86. PHILOSOPHY AS POETRY, AND PHILOSOPHY AS SCIENCE.—The recognition of the truth that the problems of reflection do not admit of easy solution and that verification can scarcely be expected as it can in the fields of the special sciences, need not, even when it is brought home to us, as it is apt to be, by the study of the history of philosophy, lead us to believe that philosophies are like the fashions, a something gotten up to suit the taste of the day, and to be dismissed without regret as soon as that taste changes.
Philosophy is sometimes compared with poetry. It is argued that each age must have its own poetry, even though it be inferior to that which it has inherited from the past.
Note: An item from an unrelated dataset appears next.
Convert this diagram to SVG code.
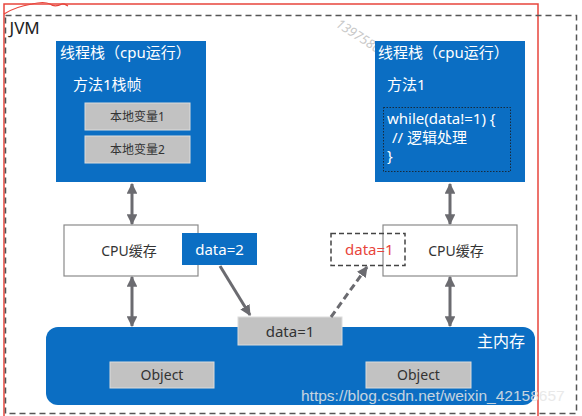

Just so, it is said, each age must have its own philosophy, and the philosophy of an earlier age will not satisfy its demands. The implication is that in dealing with philosophy we are not concerned with what is true or untrue in itself considered, but with what is satisfying to us or the reverse.
Now, it would sound absurd to say that each age must have its own geometry or its own physics. The fact that it has long been known that the sum of the interior angles of a plane triangle is equal to two right angles, does not warrant me in repudiating that truth; nor am I justified in doing so, and in believing the opposite, merely because I find the statement uninteresting or distasteful. When we are dealing with such matters as these, we recognize that truth is truth, and that, if we mistake it or refuse to recognize it, so much the worse for us.
Is it otherwise in philosophy? Is it a perfectly proper thing that, in one age, men should be idealists, and in another, materialists; in one, theists, and in another, agnostics? Is the distinction between true and false nothing else than the distinction between what is in harmony with the spirit of the times and what is not?
That it is natural that there should be such fluctuations of opinion, we may freely admit. Many things influence a man to embrace a given type of doctrine, and, as we have seen, verification is a difficult problem. But have we here, any more than in other fields, the right to assume that a doctrine was true at a given time merely because it seemed to men true at that time, or because they found it pleasing? The history of science reveals that many things have long been believed to be true, and, indeed, to be bound up with what were regarded as the highest interests of man, and that these same things have later been discovered to be false—not false merely for a later age, but false for all time; as false when they were believed in as when they were exploded and known to be exploded. No man of sense believes that the Ptolemaic system was true for a while, and that then the Copernican became true. We say that the former only seemed true, and that the enthusiasm of its adherents was a mistaken enthusiasm.